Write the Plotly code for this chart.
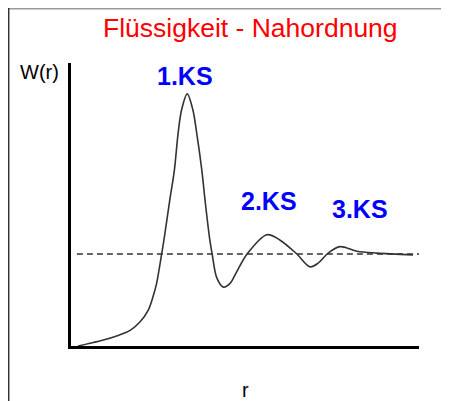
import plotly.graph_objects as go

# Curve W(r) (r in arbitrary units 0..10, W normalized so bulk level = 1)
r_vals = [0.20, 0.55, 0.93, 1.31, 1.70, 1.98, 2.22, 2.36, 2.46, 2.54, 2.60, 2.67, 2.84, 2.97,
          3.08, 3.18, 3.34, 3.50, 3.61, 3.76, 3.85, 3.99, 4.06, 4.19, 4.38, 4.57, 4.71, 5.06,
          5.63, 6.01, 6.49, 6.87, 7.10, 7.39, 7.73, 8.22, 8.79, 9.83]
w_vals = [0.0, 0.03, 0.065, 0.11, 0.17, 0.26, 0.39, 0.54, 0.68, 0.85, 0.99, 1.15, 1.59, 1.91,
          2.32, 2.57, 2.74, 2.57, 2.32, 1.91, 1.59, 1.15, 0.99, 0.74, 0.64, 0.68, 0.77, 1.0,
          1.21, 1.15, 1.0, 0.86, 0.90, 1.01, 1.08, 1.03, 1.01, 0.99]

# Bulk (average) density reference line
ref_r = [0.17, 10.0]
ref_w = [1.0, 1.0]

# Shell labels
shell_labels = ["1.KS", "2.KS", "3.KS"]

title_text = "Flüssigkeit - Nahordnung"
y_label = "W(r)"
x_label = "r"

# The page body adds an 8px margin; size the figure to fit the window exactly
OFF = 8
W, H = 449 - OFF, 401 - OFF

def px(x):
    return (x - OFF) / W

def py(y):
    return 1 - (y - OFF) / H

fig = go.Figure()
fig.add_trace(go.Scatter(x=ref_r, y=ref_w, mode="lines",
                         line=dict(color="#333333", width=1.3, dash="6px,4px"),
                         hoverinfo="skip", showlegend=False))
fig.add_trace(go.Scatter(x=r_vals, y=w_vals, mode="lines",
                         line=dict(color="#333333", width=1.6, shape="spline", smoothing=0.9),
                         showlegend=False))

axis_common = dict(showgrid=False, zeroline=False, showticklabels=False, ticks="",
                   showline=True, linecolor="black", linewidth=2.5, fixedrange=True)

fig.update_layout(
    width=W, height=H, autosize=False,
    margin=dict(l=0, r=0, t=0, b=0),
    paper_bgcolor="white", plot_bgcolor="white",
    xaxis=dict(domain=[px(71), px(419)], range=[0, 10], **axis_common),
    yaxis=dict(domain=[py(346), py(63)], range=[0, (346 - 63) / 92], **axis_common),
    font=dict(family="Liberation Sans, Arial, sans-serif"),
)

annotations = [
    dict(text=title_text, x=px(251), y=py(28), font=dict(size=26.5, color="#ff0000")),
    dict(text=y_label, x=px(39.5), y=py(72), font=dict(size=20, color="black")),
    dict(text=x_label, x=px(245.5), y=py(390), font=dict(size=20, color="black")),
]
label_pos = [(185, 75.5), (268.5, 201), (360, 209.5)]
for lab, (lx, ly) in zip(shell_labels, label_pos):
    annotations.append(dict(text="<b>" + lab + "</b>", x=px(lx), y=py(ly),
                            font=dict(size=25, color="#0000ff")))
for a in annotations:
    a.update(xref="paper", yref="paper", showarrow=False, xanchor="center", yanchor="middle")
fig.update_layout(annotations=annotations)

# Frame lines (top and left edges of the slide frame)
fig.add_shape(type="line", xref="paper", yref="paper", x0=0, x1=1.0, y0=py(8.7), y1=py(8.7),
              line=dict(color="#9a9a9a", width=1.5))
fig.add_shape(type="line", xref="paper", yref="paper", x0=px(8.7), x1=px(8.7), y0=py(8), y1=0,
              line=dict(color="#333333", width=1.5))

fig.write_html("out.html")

WORK TO DO: Pictures are excluded: retype only the lines from the beginning of the listing above through the line with "import plotly.graph_objects as go", both included.

RESULT OF THIS EXERCISE:
Write the Plotly code for this chart.
import plotly.graph_objects as go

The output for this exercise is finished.